## Dataset content
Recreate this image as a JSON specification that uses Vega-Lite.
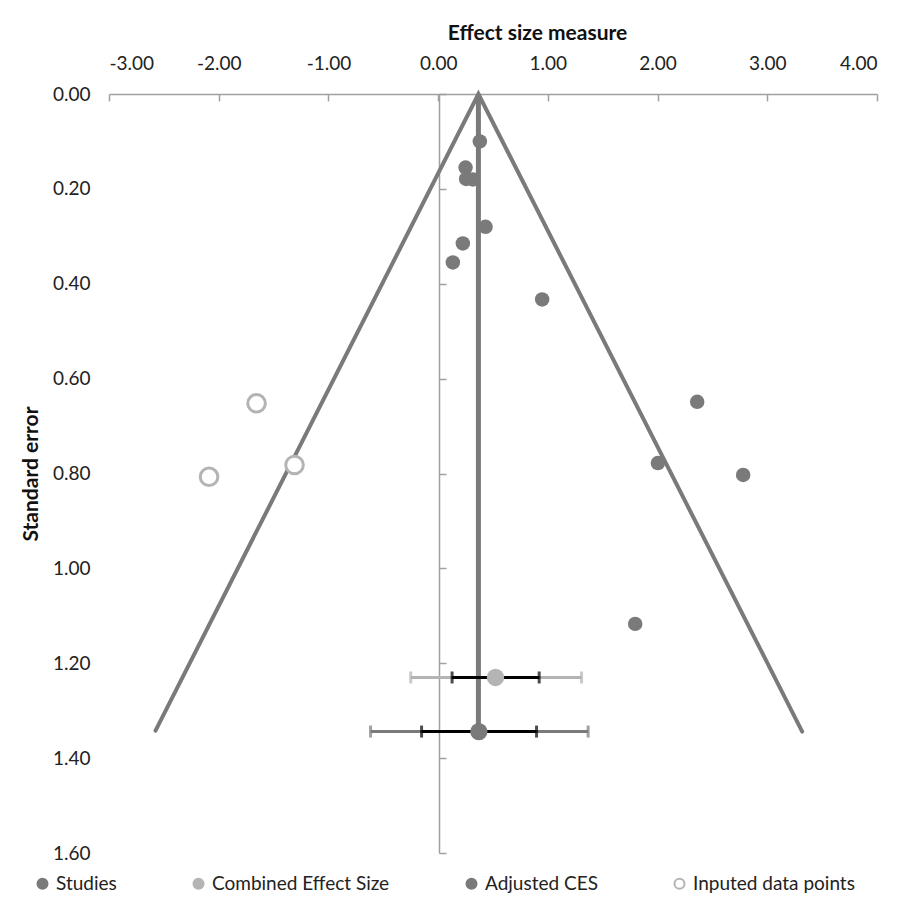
{
  "$schema": "https://vega.github.io/schema/vega-lite/v6.json",
  "autosize": {"type": "none"},
  "width": 768,
  "height": 759,
  "padding": {"left": 109, "top": 94, "right": 26, "bottom": 60},
  "background": "white",
  "config": {
    "view": {"stroke": null},
    "font": "Lato",
    "axis": {"labelFont": "Lato", "titleFont": "Lato", "labelColor": "#222", "titleColor": "#111", "labelFontSize": 19, "titleFontSize": 21, "titleFontWeight": "bold", "grid": false}
  },
  "datasets": {
    "funnel": [
      {"effect": -2.576, "se": 1.342},
      {"effect": 0.367, "se": 0},
      {"effect": 3.318, "se": 1.344}
    ],
    "center": [
      {"effect": 0.367, "se_top": 0, "se_bottom": 1.344}
    ],
    "points": [
      {"series": "Studies", "effect": 0.38, "se": 0.100},
      {"series": "Studies", "effect": 0.250, "se": 0.155},
      {"series": "Studies", "effect": 0.255, "se": 0.179},
      {"series": "Studies", "effect": 0.316, "se": 0.180},
      {"series": "Studies", "effect": 0.432, "se": 0.280},
      {"series": "Studies", "effect": 0.225, "se": 0.315},
      {"series": "Studies", "effect": 0.134, "se": 0.355},
      {"series": "Studies", "effect": 0.948, "se": 0.433},
      {"series": "Studies", "effect": 2.361, "se": 0.649},
      {"series": "Studies", "effect": 2.003, "se": 0.778},
      {"series": "Studies", "effect": 2.780, "se": 0.803},
      {"series": "Studies", "effect": 1.796, "se": 1.117},
      {"series": "Combined Effect Size", "effect": 0.523, "se": 1.230},
      {"series": "Adjusted CES", "effect": 0.371, "se": 1.344},
      {"series": "Inputed data points", "effect": -1.655, "se": 0.652},
      {"series": "Inputed data points", "effect": -1.309, "se": 0.782},
      {"series": "Inputed data points", "effect": -2.088, "se": 0.807}
    ],
    "intervals": [
      {"series": "Combined Effect Size", "se": 1.230, "outer_lo": -0.250, "outer_hi": 1.307, "inner_lo": 0.127, "inner_hi": 0.921},
      {"series": "Adjusted CES", "se": 1.344, "outer_lo": -0.616, "outer_hi": 1.367, "inner_lo": -0.151, "inner_hi": 0.897}
    ]
  },
  "resolve": {"axis": {"y": "independent"}},
  "layer": [
    {
      "data": {"name": "funnel"},
      "mark": {"type": "line", "color": "#7a7a7a", "strokeWidth": 4, "strokeCap": "round"},
      "encoding": {
        "x": {"field": "effect", "type": "quantitative", "title": "Effect size measure", "scale": {"domain": [-3, 4], "nice": false},
          "axis": {"orient": "top", "labelExpr": "replace(format(datum.value, '.2f'), '\u2212', '-')", "values": [-3, -2, -1, 0, 1, 2, 3, 4], "domainColor": "#a0a0a0", "domainWidth": 1.5, "tickColor": "#a0a0a0", "tickWidth": 1.5, "tickSize": -7, "labelPadding": 28, "titlePadding": 11, "titleX": 428, "titleAnchor": "middle"}},
        "y": {"field": "se", "type": "quantitative", "scale": {"domain": [0, 1.6], "reverse": true, "nice": false, "zero": false},
          "axis": {"orient": "left", "title": "Standard error", "format": ".2f", "values": [0, 0.2, 0.4, 0.6, 0.8, 1.0, 1.2, 1.4, 1.6], "domain": false, "ticks": false, "labelPadding": 19, "titlePadding": 11}}
      }
    },
    {
      "data": {"name": "center"},
      "mark": {"type": "rule", "color": "#7a7a7a", "strokeWidth": 5},
      "encoding": {
        "x": {"field": "effect", "type": "quantitative", "title": "Effect size measure"},
        "y": {"field": "se_top", "type": "quantitative",
          "axis": {"orient": "right", "offset": -438, "title": null, "labels": false, "values": [0, 0.2, 0.4, 0.6, 0.8, 1.0, 1.2, 1.4, 1.6], "domainColor": "#a0a0a0", "domainWidth": 1.5, "tickColor": "#a0a0a0", "tickWidth": 1.5, "tickSize": 7}},
        "y2": {"field": "se_bottom"}
      }
    },
    {
      "data": {"name": "intervals"},
      "transform": [{"filter": "datum.series === 'Combined Effect Size'"}],
      "mark": {"type": "errorbar", "ticks": {"size": 12, "thickness": 3, "color": "#b4b4b4"}, "color": "#b4b4b4", "thickness": 3},
      "encoding": {
        "x": {"field": "outer_lo", "type": "quantitative", "title": "Effect size measure"},
        "x2": {"field": "outer_hi"},
        "y": {"field": "se", "type": "quantitative", "axis": null}
      }
    },
    {
      "data": {"name": "intervals"},
      "transform": [{"filter": "datum.series === 'Adjusted CES'"}],
      "mark": {"type": "errorbar", "ticks": {"size": 12, "thickness": 3, "color": "#7a7a7a"}, "color": "#7a7a7a", "thickness": 3},
      "encoding": {
        "x": {"field": "outer_lo", "type": "quantitative", "title": "Effect size measure"},
        "x2": {"field": "outer_hi"},
        "y": {"field": "se", "type": "quantitative", "axis": null}
      }
    },
    {
      "data": {"name": "intervals"},
      "mark": {"type": "errorbar", "ticks": {"size": 12, "thickness": 3, "color": "#000000"}, "color": "#000000", "thickness": 3},
      "encoding": {
        "x": {"field": "inner_lo", "type": "quantitative", "title": "Effect size measure"},
        "x2": {"field": "inner_hi"},
        "y": {"field": "se", "type": "quantitative", "axis": null}
      }
    },
    {
      "data": {"name": "points"},
      "transform": [{"filter": "datum.series === 'Studies'"}],
      "mark": {"type": "point", "filled": true, "size": 210, "opacity": 1, "strokeWidth": 0},
      "encoding": {
        "x": {"field": "effect", "type": "quantitative", "title": "Effect size measure"},
        "y": {"field": "se", "type": "quantitative", "axis": null},
        "fill": {"field": "series", "type": "nominal",
          "scale": {"domain": ["Studies", "Combined Effect Size", "Adjusted CES", "Inputed data points"], "range": ["#7a7a7a", "#b4b4b4", "#7a7a7a", "#ffffff"]},
          "legend": {"title": null, "orient": "none", "direction": "horizontal", "legendX": -76, "legendY": 780, "labelFontSize": 19, "labelFont": "Lato", "labelColor": "#222", "labelLimit": 400, "symbolSize": 100, "symbolStrokeWidth": 2, "columnPadding": 72, "labelOffset": 4}},
        "stroke": {"field": "series", "type": "nominal",
          "scale": {"domain": ["Studies", "Combined Effect Size", "Adjusted CES", "Inputed data points"], "range": ["#7a7a7a", "#b4b4b4", "#7a7a7a", "#b4b4b4"]}}
      }
    },
    {
      "data": {"name": "points"},
      "transform": [{"filter": "datum.series === 'Combined Effect Size' || datum.series === 'Adjusted CES'"}],
      "mark": {"type": "point", "filled": true, "size": 300, "opacity": 1, "strokeWidth": 0},
      "encoding": {
        "x": {"field": "effect", "type": "quantitative", "title": "Effect size measure"},
        "y": {"field": "se", "type": "quantitative", "axis": null},
        "fill": {"field": "series", "type": "nominal"},
        "stroke": {"field": "series", "type": "nominal"}
      }
    },
    {
      "data": {"name": "points"},
      "transform": [{"filter": "datum.series === 'Inputed data points'"}],
      "mark": {"type": "point", "filled": true, "size": 310, "opacity": 1, "strokeWidth": 3},
      "encoding": {
        "x": {"field": "effect", "type": "quantitative", "title": "Effect size measure"},
        "y": {"field": "se", "type": "quantitative", "axis": null},
        "fill": {"field": "series", "type": "nominal"},
        "stroke": {"field": "series", "type": "nominal"}
      }
    }
  ]
}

## Short problem
Copy out all the data exactly; skip the pictures.

## Correct answer
Recreate this image as a JSON specification that uses Vega-Lite.
{
  "$schema": "https://vega.github.io/schema/vega-lite/v6.json",
  "autosize": {"type": "none"},
  "width": 768,
  "height": 759,
  "padding": {"left": 109, "top": 94, "right": 26, "bottom": 60},
  "background": "white",
  "config": {
    "view": {"stroke": null},
    "font": "Lato",
    "axis": {"labelFont": "Lato", "titleFont": "Lato", "labelColor": "#222", "titleColor": "#111", "labelFontSize": 19, "titleFontSize": 21, "titleFontWeight": "bold", "grid": false}
  },
  "datasets": {
    "funnel": [
      {"effect": -2.576, "se": 1.342},
      {"effect": 0.367, "se": 0},
      {"effect": 3.318, "se": 1.344}
    ],
    "center": [
      {"effect": 0.367, "se_top": 0, "se_bottom": 1.344}
    ],
    "points": [
      {"series": "Studies", "effect": 0.38, "se": 0.100},
      {"series": "Studies", "effect": 0.250, "se": 0.155},
      {"series": "Studies", "effect": 0.255, "se": 0.179},
      {"series": "Studies", "effect": 0.316, "se": 0.180},
      {"series": "Studies", "effect": 0.432, "se": 0.280},
      {"series": "Studies", "effect": 0.225, "se": 0.315},
      {"series": "Studies", "effect": 0.134, "se": 0.355},
      {"series": "Studies", "effect": 0.948, "se": 0.433},
      {"series": "Studies", "effect": 2.361, "se": 0.649},
      {"series": "Studies", "effect": 2.003, "se": 0.778},
      {"series": "Studies", "effect": 2.780, "se": 0.803},
      {"series": "Studies", "effect": 1.796, "se": 1.117},
      {"series": "Combined Effect Size", "effect": 0.523, "se": 1.230},
      {"series": "Adjusted CES", "effect": 0.371, "se": 1.344},
      {"series": "Inputed data points", "effect": -1.655, "se": 0.652},
      {"series": "Inputed data points", "effect": -1.309, "se": 0.782},
      {"series": "Inputed data points", "effect": -2.088, "se": 0.807}
    ],
    "intervals": [
      {"series": "Combined Effect Size", "se": 1.230, "outer_lo": -0.250, "outer_hi": 1.307, "inner_lo": 0.127, "inner_hi": 0.921},
      {"series": "Adjusted CES", "se": 1.344, "outer_lo": -0.616, "outer_hi": 1.367, "inner_lo": -0.151, "inner_hi": 0.897}
    ]
  },
  "resolve": {"axis": {"y": "independent"}},
  "layer": [
    {
      "data": {"name": "funnel"},
      "mark": {"type": "line", "color": "#7a7a7a", "strokeWidth": 4, "strokeCap": "round"},
      "encoding": {
        "x": {"field": "effect", "type": "quantitative", "title": "Effect size measure", "scale": {"domain": [-3, 4], "nice": false},
          "axis": {"orient": "top", "labelExpr": "replace(format(datum.value, '.2f'), '\u2212', '-')", "values": [-3, -2, -1, 0, 1, 2, 3, 4], "domainColor": "#a0a0a0", "domainWidth": 1.5, "tickColor": "#a0a0a0", "tickWidth": 1.5, "tickSize": -7, "labelPadding": 28, "titlePadding": 11, "titleX": 428, "titleAnchor": "middle"}},
        "y": {"field": "se", "type": "quantitative", "scale": {"domain": [0, 1.6], "reverse": true, "nice": false, "zero": false},
          "axis": {"orient": "left", "title": "Standard error", "format": ".2f", "values": [0, 0.2, 0.4, 0.6, 0.8, 1.0, 1.2, 1.4, 1.6], "domain": false, "ticks": false, "labelPadding": 19, "titlePadding": 11}}
      }
    },
    {
      "data": {"name": "center"},
      "mark": {"type": "rule", "color": "#7a7a7a", "strokeWidth": 5},
      "encoding": {
        "x": {"field": "effect", "type": "quantitative", "title": "Effect size measure"},
        "y": {"field": "se_top", "type": "quantitative",
          "axis": {"orient": "right", "offset": -438, "title": null, "labels": false, "values": [0, 0.2, 0.4, 0.6, 0.8, 1.0, 1.2, 1.4, 1.6], "domainColor": "#a0a0a0", "domainWidth": 1.5, "tickColor": "#a0a0a0", "tickWidth": 1.5, "tickSize": 7}},
        "y2": {"field": "se_bottom"}
      }
    },
    {
      "data": {"name": "intervals"},
      "transform": [{"filter": "datum.series === 'Combined Effect Size'"}],
      "mark": {"type": "errorbar", "ticks": {"size": 12, "thickness": 3, "color": "#b4b4b4"}, "color": "#b4b4b4", "thickness": 3},
      "encoding": {
        "x": {"field": "outer_lo", "type": "quantitative", "title": "Effect size measure"},
        "x2": {"field": "outer_hi"},
        "y": {"field": "se", "type": "quantitative", "axis": null}
      }
    },
    {
      "data": {"name": "intervals"},
      "transform": [{"filter": "datum.series === 'Adjusted CES'"}],
      "mark": {"type": "errorbar", "ticks": {"size": 12, "thickness": 3, "color": "#7a7a7a"}, "color": "#7a7a7a", "thickness": 3},
      "encoding": {
        "x": {"field": "outer_lo", "type": "quantitative", "title": "Effect size measure"},
        "x2": {"field": "outer_hi"},
        "y": {"field": "se", "type": "quantitative", "axis": null}
      }
    },
    {
      "data": {"name": "intervals"},
      "mark": {"type": "errorbar", "ticks": {"size": 12, "thickness": 3, "color": "#000000"}, "color": "#000000", "thickness": 3},
      "encoding": {
        "x": {"field": "inner_lo", "type": "quantitative", "title": "Effect size measure"},
        "x2": {"field": "inner_hi"},
        "y": {"field": "se", "type": "quantitative", "axis": null}
      }
    },
    {
      "data": {"name": "points"},
      "transform": [{"filter": "datum.series === 'Studies'"}],
      "mark": {"type": "point", "filled": true, "size": 210, "opacity": 1, "strokeWidth": 0},
      "encoding": {
        "x": {"field": "effect", "type": "quantitative", "title": "Effect size measure"},
        "y": {"field": "se", "type": "quantitative", "axis": null},
        "fill": {"field": "series", "type": "nominal",
          "scale": {"domain": ["Studies", "Combined Effect Size", "Adjusted CES", "Inputed data points"], "range": ["#7a7a7a", "#b4b4b4", "#7a7a7a", "#ffffff"]},
          "legend": {"title": null, "orient": "none", "direction": "horizontal", "legendX": -76, "legendY": 780, "labelFontSize": 19, "labelFont": "Lato", "labelColor": "#222", "labelLimit": 400, "symbolSize": 100, "symbolStrokeWidth": 2, "columnPadding": 72, "labelOffset": 4}},
        "stroke": {"field": "series", "type": "nominal",
          "scale": {"domain": ["Studies", "Combined Effect Size", "Adjusted CES", "Inputed data points"], "range": ["#7a7a7a", "#b4b4b4", "#7a7a7a", "#b4b4b4"]}}
      }
    },
    {
      "data": {"name": "points"},
      "transform": [{"filter": "datum.series === 'Combined Effect Size' || datum.series === 'Adjusted CES'"}],
      "mark": {"type": "point", "filled": true, "size": 300, "opacity": 1, "strokeWidth": 0},
      "encoding": {
        "x": {"field": "effect", "type": "quantitative", "title": "Effect size measure"},
        "y": {"field": "se", "type": "quantitative", "axis": null},
        "fill": {"field": "series", "type": "nominal"},
        "stroke": {"field": "series", "type": "nominal"}
      }
    },
    {
      "data": {"name": "points"},
      "transform": [{"filter": "datum.series === 'Inputed data points'"}],
      "mark": {"type": "point", "filled": true, "size": 310, "opacity": 1, "strokeWidth": 3},
      "encoding": {
        "x": {"field": "effect", "type": "quantitative", "title": "Effect size measure"},
        "y": {"field": "se", "type": "quantitative", "axis": null},
        "fill": {"field": "series", "type": "nominal"},
        "stroke": {"field": "series", "type": "nominal"}
      }
    }
  ]
}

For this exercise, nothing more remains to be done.